The Stupidest Struggle Ever: How I Stooped to My Child’s Level

Today I spanked my child for the first time.

Now, I know that there are two distinct camps when it comes to spanking, and there’s not a whole lot of middle ground. There are those who believe that spanking teaches children a definitive lesson about their behavior – don’t do it again or here’s what will happen – and there are those who see spanking as hypocritical and confusing, particularly when using it to reinforce a point about children exhibiting aggressive behavior toward others. While I have always belonged to the second group, my three-year-old has brought me to the verge of spanking more than once.

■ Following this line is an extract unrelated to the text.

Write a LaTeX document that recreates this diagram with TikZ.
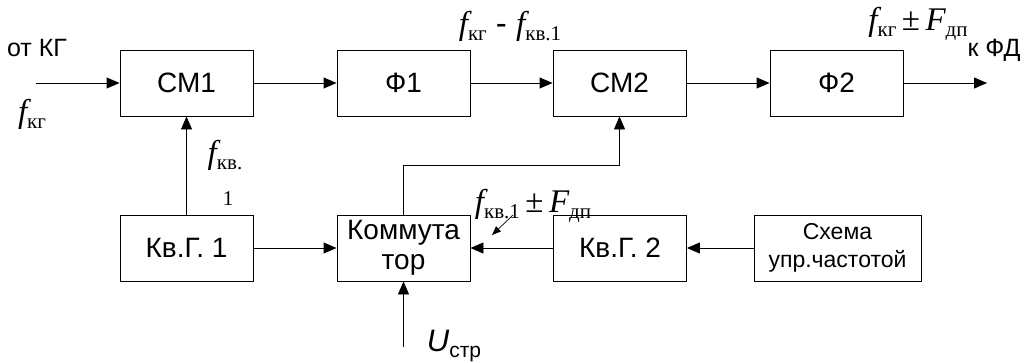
\documentclass[tikz,border=0pt]{standalone}
\usepackage{fontspec}
\setmainfont{Liberation Sans}
\newfontfamily\tnr{Liberation Serif}
\usetikzlibrary{arrows.meta,positioning,calc}
\newcommand{\fvar}[1]{{\tnr\itshape #1}}
\newcommand{\lowtxt}[1]{\raisebox{-0.2em}{\fontsize{21}{21}\selectfont #1}}
\tikzset{blok/.style={draw,line width=0.9pt,minimum width=133pt,minimum height=66pt,inner sep=0pt,align=center,font=\fontsize{28}{29}\selectfont},flow/.style={-{Triangle[length=13pt,width=11pt]},line width=0.9pt},lbl/.style={inner sep=0pt,font=\fontsize{33}{34}\selectfont}}
\begin{document}
\begin{tikzpicture}[x=1pt,y=-1pt]
\useasboundingbox (0,0) rectangle (1024,362);
\foreach \n/\xx/\yy/\val in {cm1/186.5/83/СМ1,f1/403.5/83/Ф1,cm2/619.5/83/СМ2,f2/836.5/83/Ф2,kg1/186.5/248/Кв.Г. 1,kg2/620/248/Кв.Г. 2}{\node[blok] (\n) at (\xx,\yy) {\val};}
\node[blok,font=\fontsize{28}{30}\selectfont] (kom) at (403.5,248) {Коммута\\тор};
\node[blok,minimum width=167pt,font=\fontsize{23}{28}\selectfont] (shema) at (837.5,248) {Схема\\упр.частотой};
\coordinate (in) at (36,83);
\coordinate (out) at (987,83);
\coordinate (ustr) at (403.5,347);
\foreach \aa/\bb in {in/cm1,cm1/f1,f1/cm2,cm2/f2}{\draw[flow](\aa.east)--(\bb.west);}
\draw[flow](f2.east)--(out);
\draw[flow](kg1.north)--(cm1.south);
\draw[flow](kg1.east)--(kom.west);
\draw[flow](shema.west)--(kg2.east);
\draw[flow](kg2.west)--(kom.east);
\draw[flow](kom.north)--++(0,-49)-|(cm2.south);
\draw[flow](ustr)--(kom.south);
% labels
\node[lbl,font=\fontsize{25}{26}\selectfont] (otkg) at (37,48) {от КГ};
\node[lbl] (fkg) at (32,114) {\fvar{f}\lowtxt{\tnr кг}};
\node[lbl] (fkv) at (225,155) {\fvar{f}\lowtxt{\tnr кв.}};
\node[lbl,font=\tnr\fontsize{21}{21}\selectfont] (fkvone) at (228,199) {1};
\node[lbl] (fraz) at (510,26) {\fvar{f}\lowtxt{\tnr кг} - \fvar{f}\lowtxt{\tnr кв.1}};
\node[lbl] (fsum) at (918,24) {\fvar{f}\lowtxt{\tnr кг}\,{\tnr±}\,\fvar{F}\lowtxt{\tnr дп}};
\node[lbl,font=\fontsize{25}{26}\selectfont] (kfd) at (994,50) {к ФД};
\node[lbl] (fkvdp) at (533,206) {\fvar{f}\lowtxt{\tnr кв.1}\,{\tnr±}\,\fvar{F}\lowtxt{\tnr дп}};
\node[lbl,font=\fontsize{31}{32}\selectfont] (ulbl) at (454,346) {\textit{U}\lowtxt{стр}};
\coordinate (ptstart) at (513,215);
\coordinate (ptend) at (492,235);
\draw[-{Triangle[length=9pt,width=7pt]},line width=0.7pt](ptstart)--(ptend);
\end{tikzpicture}
\end{document}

Those who are merely acquainted with Maggie in social settings express doubt when I tell them what a you-know-what she can be. In public she is generally a darling, acting shy at first but eventually dazzling onlookers with her adorable giggle and unusual perceptiveness. But in our home, especially when we are out of our typical school year routine, she is an expert button-pusher. (Quick aside: Not that I’m big into astrology, but October 7th, her birthday, is listed in this birthday book I have as the Day of Defiance. It’s proven accurate even from the time she was about eighteen months old, when she was told that if she put her feet on the dinner table she would be removed and the meal would be over. She quickly figured out what to do when she didn’t feel like sitting at the table anymore…)

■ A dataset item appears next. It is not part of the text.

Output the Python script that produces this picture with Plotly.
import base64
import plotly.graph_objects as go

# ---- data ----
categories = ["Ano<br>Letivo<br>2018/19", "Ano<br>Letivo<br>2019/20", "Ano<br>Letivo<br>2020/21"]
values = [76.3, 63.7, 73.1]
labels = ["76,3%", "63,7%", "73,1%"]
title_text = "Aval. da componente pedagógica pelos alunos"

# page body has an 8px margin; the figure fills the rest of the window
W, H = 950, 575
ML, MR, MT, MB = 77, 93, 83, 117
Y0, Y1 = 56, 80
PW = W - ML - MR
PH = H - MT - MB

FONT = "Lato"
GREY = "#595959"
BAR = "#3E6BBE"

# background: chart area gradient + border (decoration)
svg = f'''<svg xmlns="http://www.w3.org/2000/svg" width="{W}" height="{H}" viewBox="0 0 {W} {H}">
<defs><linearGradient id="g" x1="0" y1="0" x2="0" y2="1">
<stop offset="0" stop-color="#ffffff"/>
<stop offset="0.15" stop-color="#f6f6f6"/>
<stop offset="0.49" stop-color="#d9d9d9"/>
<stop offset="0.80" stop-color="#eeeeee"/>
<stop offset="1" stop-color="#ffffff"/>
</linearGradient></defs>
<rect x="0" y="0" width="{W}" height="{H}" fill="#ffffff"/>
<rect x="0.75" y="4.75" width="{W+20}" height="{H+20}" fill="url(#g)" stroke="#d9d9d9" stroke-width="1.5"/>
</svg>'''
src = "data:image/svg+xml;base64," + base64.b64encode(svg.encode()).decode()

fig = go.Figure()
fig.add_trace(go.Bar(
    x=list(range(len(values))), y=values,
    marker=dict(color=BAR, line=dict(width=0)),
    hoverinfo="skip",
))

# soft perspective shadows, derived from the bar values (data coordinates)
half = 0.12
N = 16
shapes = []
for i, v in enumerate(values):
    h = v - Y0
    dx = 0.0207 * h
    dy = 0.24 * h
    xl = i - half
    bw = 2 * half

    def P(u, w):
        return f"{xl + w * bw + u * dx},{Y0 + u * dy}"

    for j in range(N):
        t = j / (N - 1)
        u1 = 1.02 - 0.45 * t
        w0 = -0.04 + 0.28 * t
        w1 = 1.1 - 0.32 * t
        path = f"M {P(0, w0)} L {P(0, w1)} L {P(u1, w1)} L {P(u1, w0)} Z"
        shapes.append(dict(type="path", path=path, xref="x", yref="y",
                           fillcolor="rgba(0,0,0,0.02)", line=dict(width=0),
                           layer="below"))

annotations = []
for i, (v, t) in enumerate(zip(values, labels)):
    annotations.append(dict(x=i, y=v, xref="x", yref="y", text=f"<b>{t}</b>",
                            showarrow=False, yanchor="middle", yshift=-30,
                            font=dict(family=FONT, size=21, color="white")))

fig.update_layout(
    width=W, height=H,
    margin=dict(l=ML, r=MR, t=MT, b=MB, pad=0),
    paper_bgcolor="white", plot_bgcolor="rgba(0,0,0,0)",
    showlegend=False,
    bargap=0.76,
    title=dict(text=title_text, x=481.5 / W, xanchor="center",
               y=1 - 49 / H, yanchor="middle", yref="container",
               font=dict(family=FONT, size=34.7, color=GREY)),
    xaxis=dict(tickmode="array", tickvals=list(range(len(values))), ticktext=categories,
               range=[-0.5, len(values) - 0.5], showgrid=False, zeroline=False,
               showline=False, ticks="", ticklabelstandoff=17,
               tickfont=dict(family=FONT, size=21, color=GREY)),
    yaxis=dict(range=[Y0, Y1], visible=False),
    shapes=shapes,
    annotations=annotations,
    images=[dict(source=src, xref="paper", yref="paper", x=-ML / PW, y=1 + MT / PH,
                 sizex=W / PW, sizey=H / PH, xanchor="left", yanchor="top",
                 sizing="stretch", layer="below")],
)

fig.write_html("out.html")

Anyway, I thought our day was starting out pretty well. The kids slept in until 7:30. I managed to feed them breakfast quickly enough to usher everybody into the car and head to the gym so I could enjoy a yoga class. We came home and they played outside while I weeded the mulch beds. So far, so good. I had planned to take them to meet up with some friends at the small water park at the Y after nap time, but lo and behold, neither child was really in the mood for a nap. Despite my better judgment, I forged ahead. Quoting my neighbor, who had suggested going to Waterworks, “The thought of them hanging inside the rest of the day was giving me hives.” I packed everything we would need, got the baby in her swimsuit, and focused on getting Maggie ready to go. If only it were that easy.

The struggle began over something completely idiotic. For about the past year, getting Maggie dressed has been the least favorite part of my day. The child has literally 25 dresses hanging in her closet, and while she has probably worn each of them at least once, it chafes me that she wants to wear the same stupid two every single day. It doesn’t matter if someone she loves bought her an outfit or sewed it for her themselves, she cannot be convinced to wear something that she doesn’t want to wear. As I have stated before, I am a woman of principle. I do not believe in wastefulness, and I have a problem with the fact that time and money have been spent on giving her things that she refuses to use. As a result, every day I attempt to steer her away from those same two dresses and try to get her to wear something she doesn’t usually wear. This is the way it normally ends: she may agree to try something on, but after about five seconds she starts clawing at it, claiming that some very specific thing is wrong with it: it’s too tight, too big, not long enough, she doesn’t like the buttons or the way it feels. Then she goes completely boneless and basically can’t function like a human being again until I remove the offending garment.

I understand that my ideals about clothing use are far beyond the ability of a three-year-old to grasp, yet I can’t stop trying. So, today, in the midst of getting her changed into her bathing suit to go to the Y, I grabbed a tank top and skirt from her drawers and stared to toss them into the bag so she would have something dry to wear when she was done swimming. My precious child snatched them from my hand and threw them across the room, screaming, “No! Not those ones! I’m going to choose them!”

An hour later she was eating cookies
and kissing on her sister. Jekyll and Hyde much?

This was one of those pivotal moments when I could have changed course and avoided a fiasco, but no, I had to stand on principle. “Maggie,” I said, “You may NOT grab things out of my hand. I am going to put these back in the bag, and if you take them out again, we will not go to the water park.” You can guess what happened next. Out came the skirt and shirt, and I, the reasonable adult, responded. “Okay then. We’re not going.” I had to do it. I had made the threat, and there was no backpedaling. Either I was a woman of my word or I wasn’t.

I knew it wasn’t going to go over well, but I couldn’t have predicted that my naked banshee of a daughter would pick up her (rather heavy) piggy bank and throw it at me, narrowly missing her baby sister’s head. I mean, that kid put some muscle behind it. And with her naked bottom right there, I couldn’t help myself. If anything warranted a spanking, this was it. One quick pop and down to time-out she went.

You know, I wish there were a moral to this story. Did the spanking make me feel better? Not really. Am I going to do it again? I don’t plan on it.  If there is anything to be gleaned from this experience, it’s that arguing with a three-year-old is pretty much the most unreasonable thing an adult can do. (But of course, I’m going to do it again – you know, being a woman of principle and everything.)